Marbury's assertion of the power of judicial review followed naturally from the affirmation of the public rights model of mandamus power over executive officials. Marbury's apparent focus on individual injury as a condition precedent to the court's adjudication n241 was a settled part of the law of mandamus in cases of private right, as we saw in Metz, and not a sine qua non of all constitutional cases. n242 The modern perspective on Marbury as an instance of the prototypical private rights model, rather than an instance of the intermediate public rights model, is a radical prototype effect.

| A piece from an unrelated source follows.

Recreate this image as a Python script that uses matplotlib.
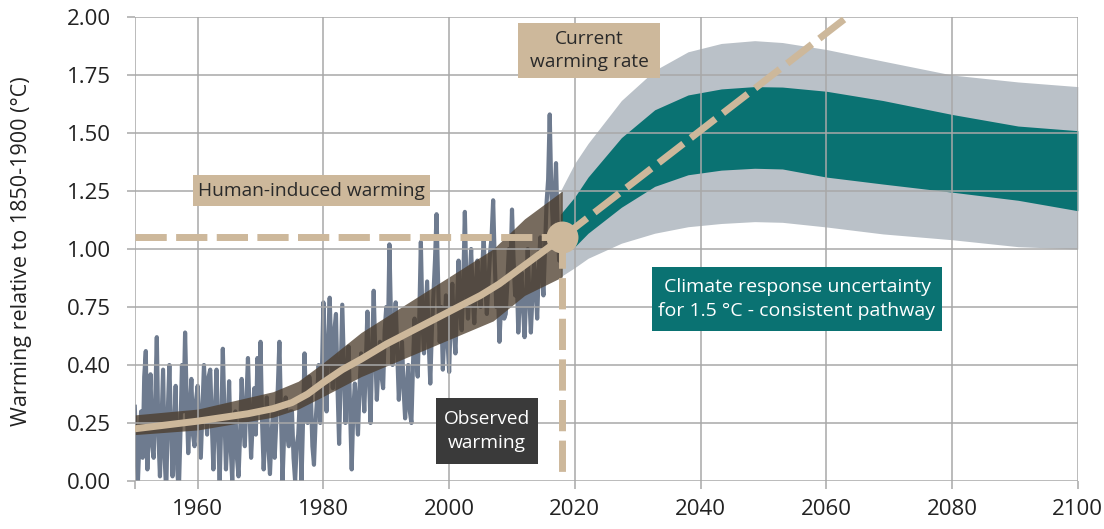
import matplotlib
matplotlib.use("Agg")
import matplotlib.pyplot as plt
import numpy as np
from matplotlib.patches import Rectangle

plt.rcParams['font.family'] = ['Open Sans', 'DejaVu Sans']

# ---------------- data ----------------
# observed warming, quarter-year steps from 1950.0 to 2018.0
obs_start = 1950.0
obs_step = 0.25
obs_values = [
    0.32, 0.12, 0.00, 0.18,   0.30, 0.10, 0.45, 0.56,   0.05, 0.30, 0.46, 0.15,   # 1950-52
    0.10, 0.35, 0.62, 0.20,   0.02, 0.25, 0.48, 0.10,   -0.05, 0.30, 0.50, 0.25,  # 1953-55
    0.02, 0.20, 0.41, 0.05,   -0.05, 0.20, 0.50, 0.30,  0.64, 0.35, 0.12, 0.30,   # 1956-58
    0.44, 0.20, 0.15, 0.35,   0.41, 0.25, 0.10, 0.30,   0.50, 0.35, 0.20, 0.45,   # 1959-61
    0.48, 0.25, 0.05, 0.30,   0.48, 0.20, 0.00, 0.25,   0.57, 0.30, 0.05, 0.20,   # 1962-64
    0.43, 0.15, 0.00, 0.25,   0.30, 0.10, 0.02, 0.20,   0.44, 0.25, 0.15, 0.35,   # 1965-67
    0.53, 0.30, 0.10, 0.25,   0.40, 0.20, 0.53, 0.30,   0.60, 0.25, 0.05, 0.20,   # 1968-70
    0.36, 0.15, 0.03, 0.20,   0.30, 0.10, 0.25, 0.40,   0.60, 0.30, 0.00, 0.20,   # 1971-73
    0.36, 0.20, 0.15, 0.30,   0.30, 0.10, 0.00, 0.15,   0.20, 0.35, -0.02, 0.25,  # 1974-76
    0.55, 0.30, 0.25, 0.45,   0.38, 0.15, 0.07, 0.25,   0.36, 0.50, 0.25, 0.45,   # 1977-79
    0.77, 0.50, 0.30, 0.60,   0.79, 0.55, 0.40, 0.65,   0.72, 0.40, 0.16, 0.45,   # 1980-82
    0.76, 0.50, 0.25, 0.45,   0.58, 0.30, 0.05, 0.30,   0.42, 0.30, 0.20, 0.40,   # 1983-85
    0.55, 0.45, 0.30, 0.50,   0.73, 0.45, 0.25, 0.55,   0.82, 0.55, 0.35, 0.50,   # 1986-88
    0.60, 0.45, 0.40, 0.65,   0.75, 0.60, 1.02, 0.70,   0.50, 0.65, 0.77, 0.55,   # 1989-91
    0.35, 0.50, 0.60, 0.40,   0.27, 0.40, 0.50, 0.30,   0.25, 0.50, 0.70, 0.55,   # 1992-94
    0.45, 0.70, 1.03, 0.70,   0.55, 0.70, 0.86, 0.60,   0.42, 0.65, 0.80, 0.95,   # 1995-97
    1.15, 0.85, 0.60, 0.75,   0.48, 0.65, 0.80, 0.60,   0.47, 0.70, 0.85, 0.65,   # 1998-2000
    0.55, 0.75, 0.95, 0.75,   0.65, 0.85, 1.16, 0.85,   0.70, 0.85, 1.00, 0.80,   # 2001-03
    0.68, 0.85, 0.95, 0.80,   0.75, 0.90, 1.05, 0.85,   0.72, 0.85, 0.98, 1.05,   # 2004-06
    1.21, 0.95, 0.75, 0.85,   0.60, 0.75, 0.85, 0.70,   0.72, 0.85, 1.00, 0.90,   # 2007-09
    1.17, 0.95, 0.80, 0.90,   0.64, 0.80, 0.90, 0.75,   0.62, 0.80, 1.00, 0.80,   # 2010-12
    0.64, 0.80, 0.95, 0.85,   0.70, 0.90, 1.05, 0.90,   0.80, 1.00, 1.20, 1.30,   # 2013-15
    1.58, 1.25, 1.10, 1.20,   1.37, 1.10, 0.95, 1.00,   1.05,                     # 2016-18
]
obs_years = obs_start + obs_step * np.arange(len(obs_values))

# human-induced warming (central line and band)
hi_years = [1950, 1960, 1968, 1972, 1975, 1977.5, 1980, 1983, 1986, 1990,
            1995, 2000, 2005, 2008, 2012, 2015.5, 2018]
hi_values = [0.225, 0.258, 0.29, 0.312, 0.338, 0.375, 0.425, 0.48, 0.525, 0.59,
             0.66, 0.73, 0.80, 0.85, 0.93, 1.00, 1.05]
band_years = [1950, 1960, 1972, 1976, 1980, 1986, 2000, 2007, 2012, 2018]
band_lower = [0.20, 0.22, 0.275, 0.31, 0.365, 0.45, 0.61, 0.69, 0.80, 0.88]
band_upper = [0.285, 0.31, 0.385, 0.43, 0.51, 0.64, 0.88, 1.00, 1.13, 1.25]

# climate response uncertainty (future)
fut_years = [2017.7, 2020, 2022.1, 2027.4, 2032.7, 2038, 2043.3, 2048.6,
             2053, 2060, 2069, 2080, 2090.5, 2100]
gray_upper = [1.25, 1.37, 1.455, 1.64, 1.77, 1.85, 1.886, 1.898, 1.89, 1.86, 1.81, 1.75, 1.72, 1.70]
teal_upper = [1.15, 1.225, 1.31, 1.48, 1.60, 1.664, 1.69, 1.70, 1.698, 1.68, 1.64, 1.58, 1.53, 1.51]
teal_lower = [0.99, 1.01, 1.068, 1.18, 1.27, 1.32, 1.34, 1.348, 1.345, 1.31, 1.28, 1.245, 1.21, 1.165]
gray_lower = [0.88, 0.92, 0.96, 1.025, 1.068, 1.096, 1.11, 1.118, 1.115, 1.095, 1.065, 1.04, 1.01, 1.00]

# current warming and current warming rate
current_year = 2018
current_level = 1.05
rate_years = [2018, 2070]
rate_values = [1.05, 2.14]

x_ticks = [1950, 1960, 1980, 2000, 2020, 2040, 2060, 2080, 2100]
x_tick_labels = ["", "1960", "1980", "2000", "2020", "2040", "2060", "2080", "2100"]
y_ticks = [0.0, 0.25, 0.5, 0.75, 1.0, 1.25, 1.5, 1.75, 2.0]
y_tick_labels = ["0.00", "0.25", "0.40", "0.75", "1.00", "1.25", "1.50", "1.75", "2.00"]

# ---------------- style ----------------
TAN = "#cdb89b"
TEAL = "#0a7272"
GRAYBAND = "#bac1c8"
GRID = "#a8a8a8"
W, H = 1104, 529

fig = plt.figure(figsize=(W / 100, H / 100), dpi=100)
ax = fig.add_axes([134.8 / W, 48 / H, 943 / W, 464 / H])
ax.set_xlim(1950, 2100)
ax.set_ylim(0, 2)

ax.fill_between(fut_years, gray_lower, gray_upper, color=GRAYBAND, lw=0, zorder=1)
ax.fill_between(fut_years, teal_lower, teal_upper, color=TEAL, lw=0, zorder=1.1)
ax.plot(obs_years, obs_values, color="#4e5e76", lw=3.0, alpha=0.82, zorder=1.2,
        solid_joinstyle="round")
ax.fill_between(band_years, band_lower, band_upper, color="#4a3a28", alpha=0.75,
                lw=0, zorder=1.3)

ax.set_axisbelow(False)
ax.grid(True, color=GRID, lw=1.1)
for s in ax.spines.values():
    s.set_visible(False)

ax.plot(hi_years, hi_values, color=TAN, lw=5, zorder=3, solid_capstyle="butt",
        solid_joinstyle="round")

dash_kw = dict(color=TAN, lw=5, dashes=(4.5, 1.35), dash_capstyle="butt", zorder=3.5)
ax.plot([1950, current_year], [current_level, current_level], **dash_kw)
ax.plot([current_year, current_year], [current_level, 0], **dash_kw)
ax.plot(rate_years, rate_values, **dash_kw)
ax.plot([current_year], [current_level], "o", ms=23, color=TAN, mec="none", zorder=5)

ax.set_xticks(x_ticks)
ax.set_xticklabels(x_tick_labels)
ax.set_yticks(y_ticks)
ax.set_yticklabels(y_tick_labels)
ax.tick_params(axis="both", length=6, width=1.1, color=GRID, labelsize=16,
               labelcolor="#222222")
ax.tick_params(axis="y", pad=11)
ax.tick_params(axis="x", pad=7)

fig.text(22 / W, 1 - 251 / H, "Warming relative to 1850-1900 (°C)", rotation=90,
         ha="center", va="center", fontsize=15.5, color="#222222")


def box(x0, y0, x1, y1, fc, text, tc, fs=13.8):
    fig.patches.append(Rectangle((x0 / W, 1 - y1 / H), (x1 - x0) / W, (y1 - y0) / H,
                                 transform=fig.transFigure, facecolor=fc,
                                 edgecolor="none", zorder=6))
    fig.text((x0 + x1) / 2 / W, 1 - (y0 + y1) / 2 / H, text, ha="center",
             va="center", fontsize=fs, color=tc, linespacing=1.4, zorder=7)


box(518, 23, 660, 78, TAN, "Current\nwarming rate", "#2a2a2a")
box(193, 175, 430, 206, TAN, "Human-induced warming", "#2a2a2a")
box(436, 398, 538, 464, "#3a3a3a", "Observed\nwarming", "white")
box(652, 267, 942, 331, TEAL, "Climate response uncertainty\nfor 1.5 °C - consistent pathway",
    "white", fs=14)

fig.savefig("out.png", dpi=100)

The intermediate legal status of the public rights model and the phenomenon of prototype effects also help explain a third historical misconception common to most legal scholarship in this area. Traditional  [*1417]  analyses describe the issues raised by nineteenth century citizen-government relations as concerning intrusions upon citizens' autonomy — a sphere marked by the common law protections of person and property. In this view, the private rights model was sufficient to mediate and accommodate these concerns, but not the twentieth century concerns about governmental denial of expected entitlements. n243 Modern tensions in standing law have been attributed, incorrectly, to these ostensible shifts in the focus of citizen-government relations from concerns about autonomy to issues of entitlement. n244

But the problems of the nineteenth century were not so purely "Lockean." n245 They also concerned entitlements no less central to the citizen-government relationship than welfare benefits or access to government contracts are today. In a geographically and commercially expanding nineteenth century America, the building of roads and the maintenance of navigable waterways were matters of public concern. Metz and Hall were public rights cases about problems arising from these entitlements. The public rights model could have provided a nineteenth century paradigm for modern litigation about entitlements. It didn't, in part because it had been eclipsed by the private law prototype and in part because of the systematic attempt to dismember the public rights model from 1900 onward.